Ich lerne T'ai Chi. Und Qi-Gong. Schöne, geschmeidige Bewegungen in gemäßigtem Tempo und mit meditativem Geist. Großartig.
Außerdem gehe ich davon aus, dass der Lehrer solch wundersamer Künste - da von oben erwähntem meditativen Geiste beseelt - eine Engelsgeduld hat. Die wird er brauchen mit seiner neuen Schülerin, soviel ist selbst bei wohlwollendster Betrachtung meiner Balancefähigkeit klar.
Gut.
Ich erspare dem geschätzten Leser im folgenden eine ausführliche Beschreibung meines privaten Schlachtfeldes, wo sich Wille gegen Körper, und dann, in plötzlicher unheiliger Allianz, die beiden zusammen gegen meinen Stolz, meine Würde und ansatzweise gar gegen mein Selbstwertgefühl wenden.
Selbst die tatsächlich engelsgleiche Geduld und die kompetente Anweisung des Meisters können nichts daran ändern: Ich kann nicht wirklich auf einem Bein stehen. Entweder ich wackle hin und her wie ein Lämmerschwanz oder ... ich fall' einfach um.
Wodurch ans Tageslicht kommt, was mein Ego so gerne verborgen hätte: Was dem begabten T'ai-Chi-Studenten sein Kranich, ist mir Bewegungslegastheniker ein sterbender Schwan. Und mein Schwan ist nicht etwa in Schönheit im Kampfe gefallen, oh nein. Der ist an der Vogelgrippe verreckt. Kommt ja bekanntlich auch aus China.
Selbst mein kleiner Sohn, der mir später, zuhause, alleine im stillen Kämmerlein beim Üben zuschaut, fragt mich mit gerunzelter Stirne:"Mama, können das die anderen Kinder besser?"
Ja. Alle. Und zwar ausnahmslos alle, sage ich während ich mich wie ein Häufchen Elend an die Wand lehne und zu Boden rutsche.
Mitleidig klopft er mir auf die Schulter und sagt dann: "Macht nix. Wir können ja üben."
Und das tue ich seitdem. Ich habe aufgehört, darüber nachzudenken. Ich habe aufgehört, mich mit meinem Willen zwingen zu wollen. Ich habe aufgehört, mich zu vergleichen und die geschickten Kampfsportschüler, die manches Mal mit uns mitüben, im Geiste Taekwondodos zu nennen. Ich habe aufgehört, mich zu genieren.
Und ich habe angefangen, zu genießen. Ich lache, ich spür mich, ich wachse langsam, ganz langsam über meine eigenen ach so engen Grenzen hinaus.
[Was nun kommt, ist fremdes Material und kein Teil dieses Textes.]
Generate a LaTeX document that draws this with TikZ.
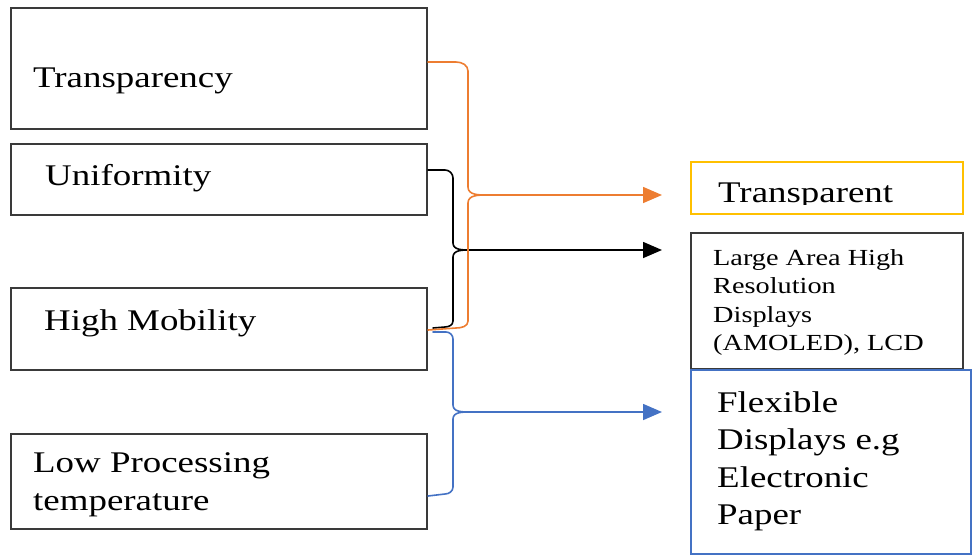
\documentclass[tikz,border=0pt]{standalone}
\usepackage{fontspec}
\setmainfont{Liberation Serif}[FakeStretch=1.23]
\usetikzlibrary{arrows.meta}
\definecolor{corange}{HTML}{ED7D31}
\definecolor{cblue}{HTML}{4472C4}
\definecolor{cyellow}{HTML}{FFC000}
\definecolor{cbox}{HTML}{3A3A3A}
\tikzset{
  box/.style={draw=cbox, line width=2pt, rectangle, inner sep=0pt, anchor=north west},
  big/.style={inner sep=0pt, font=\fontsize{30}{37.5}\selectfont, align=left},
  small/.style={inner sep=0pt, font=\fontsize{23}{28.5}\selectfont, align=left},
  conn/.style={line width=1.6pt, line cap=round, line join=round},
  tip/.style={-{Triangle[length=19pt,width=16pt]}},
}
\begin{document}
\begin{tikzpicture}[x=1pt,y=-1pt]
\useasboundingbox (0,0) rectangle (976,554);
% left boxes
\node[box, minimum width=416pt, minimum height=121pt] (b1) at (10,7) {};
\node[box, minimum width=416pt, minimum height=71pt] (b2) at (10,143) {};
\node[box, minimum width=416pt, minimum height=82pt] (b3) at (10,287) {};
\node[box, minimum width=416pt, minimum height=95pt] (b4) at (10,433) {};
\node[big, anchor=base west] (t1) at (33,87) {Transparency};
\node[big, anchor=base west] (t2) at (45,185) {Uniformity};
\node[big, anchor=base west] (t3) at (44,330) {High Mobility};
\node[big, anchor=north west] (t4) at (33,452.5) {Low Processing\\temperature};
% right boxes
\node[box, draw=cyellow, minimum width=272pt, minimum height=52pt] (r1) at (690,161) {};
\node[box, minimum width=272pt, minimum height=136pt] (r2) at (690,232) {};
\node[box, draw=cblue, minimum width=280pt, minimum height=184pt] (r3) at (690,369) {};
\begin{scope}
\clip (690,161) rectangle (962,204);
\node[big, anchor=base west] (s1) at (718,202) {Transparent};
\end{scope}
\node[small, anchor=north west] (s2) at (713,249) {Large Area High\\Resolution\\Displays\\(AMOLED), LCD};
\node[big, anchor=north west] (s3) at (717,391) {Flexible\\Displays e.g\\Electronic\\Paper};
% coordinates
\coordinate (o1) at (b1.east |- 0,62);
\coordinate (o2) at (b3.east |- 0,330);
\coordinate (k1) at (b2.east |- 0,170);
\coordinate (k2) at (433,328);
\coordinate (u1) at (433,332);
\coordinate (u2) at (b4.east |- 0,496);
\coordinate (oc) at (488,195);
\coordinate (kc) at (470,250);
\coordinate (uc) at (470,412);
\coordinate (oa) at (662,195);
\coordinate (ka) at (662,250);
\coordinate (ua) at (662,412);
% black
\draw[conn, black] (k1) -- (445,170) to[out=0,in=90] (453,178) -- (453,243) to[out=-90,in=180] (kc)
  to[out=180,in=90] (453,257) -- (453,321) to[out=-90,in=0] (445,327) -- (k2);
\draw[conn, black, tip] (kc) -- (ka);
% blue
\draw[conn, cblue] (u1) -- (446,332) to[out=0,in=90] (453,339) -- (453,405) to[out=-90,in=180] (uc)
  to[out=180,in=90] (453,419) -- (453,487) to[out=-90,in=0] (445,494) -- (u2);
\draw[conn, cblue, tip] (uc) -- (ua);
% orange
\draw[conn, corange] (o1) -- (456,62) to[out=0,in=90] (468,71) -- (468,187) to[out=-90,in=180] (oc)
  to[out=180,in=90] (468,203) -- (468,321) to[out=-90,in=0] (456,328) -- (o2);
\draw[conn, corange, tip] (oc) -- (oa);
\end{tikzpicture}
\end{document}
Soll das Ego doch vor die Hunde gehen. Irgendwann fliegt selbst mein Kranich gen Himmel!

Dienstag, 21. Mai 2013

Seelenwäsche

Im Garten spannt sich eine Wäscheleine
vom Kirschbaum hin zum kleinen Gartenhaus.
Auf dieser Leine, endlos lang,
die Reihe der Gewänder,
in die sich die Geschichten hüllen,
die ich mir von mir selbst erzähle.
Ich setz mich auf die kleine Gartenmauer
so wie ein Salamander in die Sonne
und spür die großen Steine
wie sie mir meine Füsse wärmen.
Und schau mir die Gewebe an
die fein gesponnenen und groben
und hör mir an, wie sie behaupten
zu wissen wer ich sei.
Das grüne Kleid, zu teuer aber wunderbar,
getragen auf der Hochzeit einer Freundin
um schön, schön, schön und ganz die Königin in meinem Reich zu sein.
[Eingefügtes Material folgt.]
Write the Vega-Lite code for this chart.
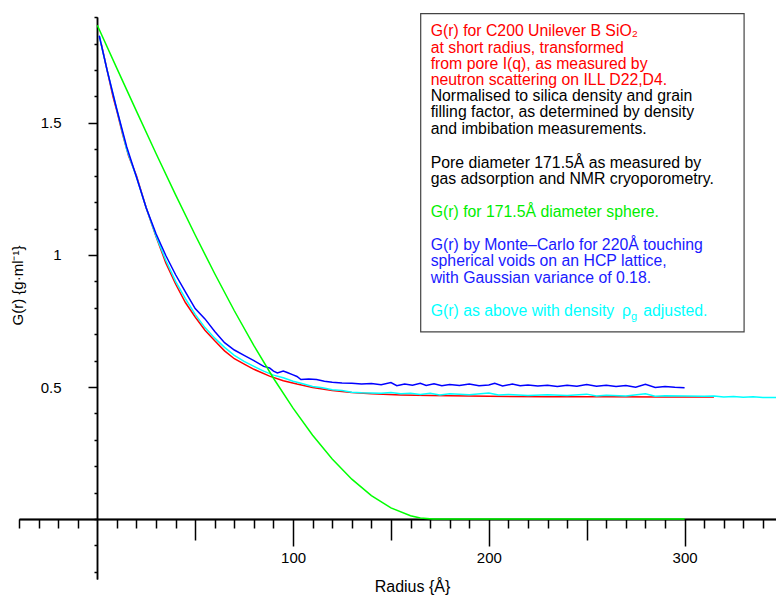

Das schwarze, ausgebleichte Leinenhemd,
das mir erzählt, wie lang ich schon Geschichten meiner Traurigkeit mir selber glaube.
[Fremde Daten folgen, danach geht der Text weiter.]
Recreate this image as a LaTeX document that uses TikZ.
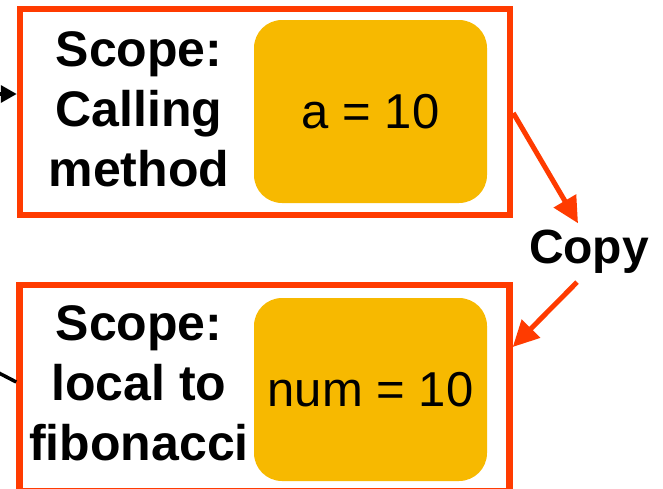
\documentclass[tikz,border=0pt]{standalone}
\usepackage{fontspec}
\setmainfont{Liberation Sans}
\usetikzlibrary{arrows.meta, calc}
\definecolor{framered}{RGB}{255,59,0}
\definecolor{valyellow}{RGB}{247,185,0}

\begin{document}
\begin{tikzpicture}[x=1pt, y=-1pt,
  frame/.style={draw=framered, line width=6.5pt, minimum width=490pt,
    minimum height=206pt, inner sep=0pt},
  val/.style={fill=valyellow, rounded corners=28pt, minimum width=233pt,
    minimum height=183pt, font=\fontsize{49}{56}\selectfont},
  scopelbl/.style={align=center, anchor=base, inner sep=0pt,
    font=\bfseries\fontsize{50}{60}\selectfont},
  copyarr/.style={-{Triangle[length=26pt, width=25pt]}, draw=framered,
    line width=5pt},
  callarr/.style={-{Triangle[length=16pt, width=17pt]}, line width=3.5pt}
]
  \useasboundingbox (0,0) rectangle (663,488);
  \clip (0,0) rectangle (663,488);

  % the two scopes
  \node[frame] (calling) at (265,112) {};
  \node[frame] (fib) at (264.5,388) {};
  \node[val] (aval) at (370.5,111.5) {a = 10};
  \node[val] (numval) at (370.5,389.5) {num = 10};
  \node[scopelbl] (callscope) at (139,186) {Scope:\\Calling\\method};
  \node[scopelbl] (fibscope) at (139,460) {Scope:\\local to\\fibonacci};

  \node[anchor=base, inner sep=0pt,
    font=\bfseries\fontsize{48}{56}\selectfont] (copy) at (589,263) {Copy};
  \draw[copyarr] ($(calling.east)+(0,1)$) -- ($(copy.north)+(-11,-6)$);
  \draw[copyarr] ($(copy.south)+(-12,9)$) -- ($(fib.east)+(0,-41)$);

  % incoming lines from the left
  \coordinate (callin) at (-40,94);
  \coordinate (fibin) at (-30,358);
  \draw[callarr] (callin) -- (callin -| calling.west);
  \draw[line width=3.5pt] (fibin) -- ($(fib.west)+(0,-6)$);
\end{tikzpicture}
\end{document}
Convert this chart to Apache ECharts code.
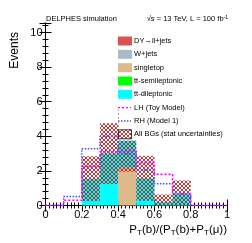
<!DOCTYPE html>
<html><head><meta charset="utf-8">
<script src="https://cdn.jsdelivr.net/npm/echarts@6/dist/echarts.min.js"></script>
<style>html,body{margin:0;padding:0;background:#fff}#c{width:252px;height:243px}</style>
</head><body><div id="c"></div>
<script>
// ---- data ----
const binEdges = [0, 0.1, 0.2, 0.3, 0.4, 0.5, 0.6, 0.7, 0.8, 0.9, 1.0];
const dyJets      = [0, 0, 0, 0, 0, 0, 0, 0, 0, 0];
const wJets       = [0, 0, 0, 0, 0, 0, 0, 0, 0, 0];
const singleTop   = [0, 0, 0, 0, 2.2, 0, 0, 0, 0, 0];
const ttSemi      = [0, 0, 0, 0, 0, 0, 0, 0, 0, 0];
const ttDi        = [0, 0, 1.55, 3.0, 1.55, 1.57, 0.19, 0.7, 0, 0];
const bgStatErr   = [0, 0, 1.3, 1.75, 1.8, 1.3, 0.45, 0.75, 0, 0];
const lhToy       = [0, 0.3, 2.25, 3.1, 3.15, 2.48, 1.8, 0.68, 0, 0];
const rhModel1    = [0, 0.52, 3.28, 4.0, 3.0, 2.05, 1.26, 0.68, 0, 0];
const xTicks = [0, 0.2, 0.4, 0.6, 0.8, 1];
const yTicks = [0, 2, 4, 6, 8, 10];

const FONT = 'Liberation Sans, Arial, Helvetica, sans-serif';
const C = {dy:'#d9534f', w:'#a7bcc9', st:'#ddb98b', semi:'#00ff00', di:'#00ffff', lh:'#ff00ff', rh:'#4b4bff', hatch:'#b82626'};

// hatch pattern
const pc = document.createElement('canvas');
pc.width = 4; pc.height = 4;
const g = pc.getContext('2d');
g.strokeStyle = C.hatch; g.lineWidth = 0.9;
g.beginPath();
g.moveTo(-1, 5); g.lineTo(5, -1);
g.moveTo(-1, 1); g.lineTo(1, -1);
g.moveTo(3, 5); g.lineTo(5, 3);
g.moveTo(-1, -1); g.lineTo(5, 5);
g.moveTo(-1, 3); g.lineTo(1, 5);
g.moveTo(3, -1); g.lineTo(5, 1);
g.stroke();
const hatchFill = {type: 'pattern', image: pc, repeat: 'repeat'};

// stacked tables
const stackOrder = [
  {name:'DY', vals: dyJets, color: C.dy},
  {name:'W+jets', vals: wJets, color: C.w},
  {name:'singletop', vals: singleTop, color: C.st},
  {name:'tt-semileptonic', vals: ttSemi, color: C.semi},
  {name:'tt-dileptonic', vals: ttDi, color: C.di}
];
const base = new Array(10).fill(0);
const stackSeries = stackOrder.map(s => {
  const rows = [];
  for (let i = 0; i < 10; i++) {
    rows.push([binEdges[i], binEdges[i+1], base[i], base[i] + s.vals[i]]);
    base[i] += s.vals[i];
  }
  return {
    type: 'custom', name: s.name, z: 2,
    data: rows, encode: {x: [0, 1], y: [2, 3]},
    renderItem: (params, api) => {
      const p0 = api.coord([api.value(0), api.value(3)]);
      const p1 = api.coord([api.value(1), api.value(2)]);
      if (Math.abs(p1[1] - p0[1]) < 0.01) return null;
      return {type: 'rect', shape: {x: p0[0], y: p0[1], width: p1[0] - p0[0], height: p1[1] - p0[1]},
        style: {fill: s.color}};
    }
  };
});
const bandRows = [];
for (let i = 0; i < 10; i++) {
  bandRows.push([binEdges[i], binEdges[i+1], Math.max(0, base[i] - bgStatErr[i]), base[i] + bgStatErr[i]]);
}
const bandSeries = {
  type: 'custom', name: 'All BGs', z: 3, data: bandRows, encode: {x: [0, 1], y: [2, 3]},
  renderItem: (params, api) => {
    const p0 = api.coord([api.value(0), api.value(3)]);
    const p1 = api.coord([api.value(1), api.value(2)]);
    if (Math.abs(p1[1] - p0[1]) < 0.01) return null;
    return {type: 'rect', shape: {x: p0[0], y: p0[1], width: p1[0] - p0[0], height: p1[1] - p0[1]},
      style: {fill: hatchFill}};
  }
};
function stepData(v) {
  const d = v.map((y, i) => [binEdges[i], y]);
  d.push([binEdges[10], v[9]]);
  return d;
}
const lineSeries = [
  {type: 'line', name: 'RH', step: 'end', data: stepData(rhModel1), symbol: 'none', z: 5,
   lineStyle: {color: C.rh, width: 1.4, type: [1.5, 1.5]}},
  {type: 'line', name: 'LH', step: 'end', data: stepData(lhToy), symbol: 'none', z: 6,
   lineStyle: {color: C.lh, width: 1.6, type: [2, 2]}}
];

// legend graphics
const LX = 118, LT = 134;
const legendRows = [
  {t: 'DY\u2192ll+jets', kind: 'box', c: C.dy},
  {t: 'W+jets', kind: 'box', c: C.w},
  {t: 'singletop', kind: 'box', c: C.st},
  {t: 'tt-semileptonic', kind: 'box', c: C.semi},
  {t: 'tt-dileptonic', kind: 'box', c: C.di},
  {t: 'LH (Toy Model)', kind: 'line', c: C.lh, dash: [2, 2]},
  {t: 'RH (Model 1)', kind: 'line', c: C.rh, dash: [1.5, 1.5]},
  {t: 'All BGs (stat uncertainties)', kind: 'hatch'}
];
const graphics = [{type: 'rect', z: 50, shape: {x: 118.6, y: 33, width: 101, height: 107.6}, style: {fill: '#fff'}}];
legendRows.forEach((r, i) => {
  const cy = 41 + i * 13.33;
  if (r.kind === 'box') graphics.push({type: 'rect', z: 51, shape: {x: LX, y: cy - 4.5, width: 14, height: 9}, style: {fill: r.c}});
  else if (r.kind === 'line') graphics.push({type: 'line', z: 51, shape: {x1: LX, y1: cy, x2: LX + 13, y2: cy}, style: {stroke: r.c, lineWidth: 1.4, lineDash: r.dash}});
  else graphics.push({type: 'rect', z: 51, shape: {x: LX + 0.5, y: cy - 4.5, width: 13, height: 9}, style: {fill: hatchFill, stroke: '#333', lineWidth: 1}});
  graphics.push({type: 'text', z: 51, x: LT, y: cy, style: {text: r.t, font: '7.5px ' + FONT, fill: '#000', textVerticalAlign: 'middle'}});
});
graphics.push({type: 'text', z: 51, x: 46, y: 19, style: {text: 'DELPHES simulation', font: '7.5px ' + FONT, fill: '#000', textVerticalAlign: 'middle'}});
graphics.push({type: 'text', z: 51, x: 228, y: 19, style: {
  rich: {n: {fontSize: 7.5, fontFamily: FONT}, sup: {fontSize: 5, fontFamily: FONT, verticalAlign: 'top', padding: [0, 0, 3, 0]}},
  text: '{n|\u221As = 13 TeV, L = 100 fb}{sup|-1}', fill: '#000', align: 'right', verticalAlign: 'middle'}});
graphics.push({type: 'text', z: 51, x: 15, y: 32, rotation: Math.PI / 2, style: {text: 'Events', font: '12px ' + FONT, fill: '#000', align: 'right', verticalAlign: 'middle'}});
graphics.push({type: 'text', z: 51, x: 227, y: 230, style: {
  rich: {n: {fontSize: 11.5, fontFamily: FONT}, s: {fontSize: 8, fontFamily: FONT, padding: [6, 0, 0, 0]}},
  text: '{n|P}{s|T}{n|(b)/(P}{s|T}{n|(b)+P}{s|T}{n|(\u03bc))}', fill: '#000', align: 'right', verticalAlign: 'middle'}});

const axisCommon = {
  axisLine: {show: true, lineStyle: {color: '#000', width: 1}},
  splitLine: {show: false},
  axisTick: {show: true, inside: true, length: 6, lineStyle: {color: '#000'}},
  minorTick: {show: true, length: 3, lineStyle: {color: '#000'}}
};
const option = {
  animation: false,
  backgroundColor: '#fff',
  grid: {left: 45.5, right: 25, top: 23, bottom: 37.5, show: false},
  xAxis: [
    Object.assign({}, axisCommon, {type: 'value', min: 0, max: 1, interval: 0.2, position: 'bottom',
      minorTick: {show: true, splitNumber: 10, length: 3, lineStyle: {color: '#000'}},
      axisLabel: {fontSize: 11, fontFamily: FONT, color: '#000', margin: 4,
        formatter: v => xTicks.some(t => Math.abs(t - v) < 1e-6) ? String(+v.toFixed(1)) : ''}}),
    Object.assign({}, axisCommon, {type: 'value', min: 0, max: 1, interval: 0.2, position: 'top',
      minorTick: {show: true, splitNumber: 10, length: 3, lineStyle: {color: '#000'}},
      axisLabel: {show: false}})
  ],
  yAxis: [
    Object.assign({}, axisCommon, {type: 'value', min: 0, max: 10.55, interval: 2, position: 'left',
      minorTick: {show: true, splitNumber: 5, length: 3, lineStyle: {color: '#000'}},
      axisLabel: {fontSize: 11, fontFamily: FONT, color: '#000', margin: 3,
        formatter: v => yTicks.some(t => Math.abs(t - v) < 1e-6) ? String(Math.round(v)) : ''}}),
    Object.assign({}, axisCommon, {type: 'value', min: 0, max: 10.55, interval: 2, position: 'right',
      minorTick: {show: true, splitNumber: 5, length: 3, lineStyle: {color: '#000'}},
      axisLabel: {show: false}})
  ],
  series: [...stackSeries, bandSeries, ...lineSeries],
  graphic: graphics
};
const chart = echarts.init(document.getElementById('c'), null, {renderer: 'canvas'});
chart.setOption(option);
</script></body></html>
Die weiße Weste der Empörung,
die ich so gerne trage, wenn mir - ich armes Unschuldslamm -
die bösen Menschen übel mitspiel'n.
Und dann das große bunte Tuch
mit grünen Schmetterlingen drauf
das da vom Wind gebauscht und flatternd
von einem Waldspaziergang weiß,
der mich so glücklich macht.
Mit einem kleinen Lachen steh ich auf
und hab gesehen, was ich bin und wer ich gern zu sein glaubte
und gehe endlich heim
so federleicht und seelenbarfuß durch das grüne Gras.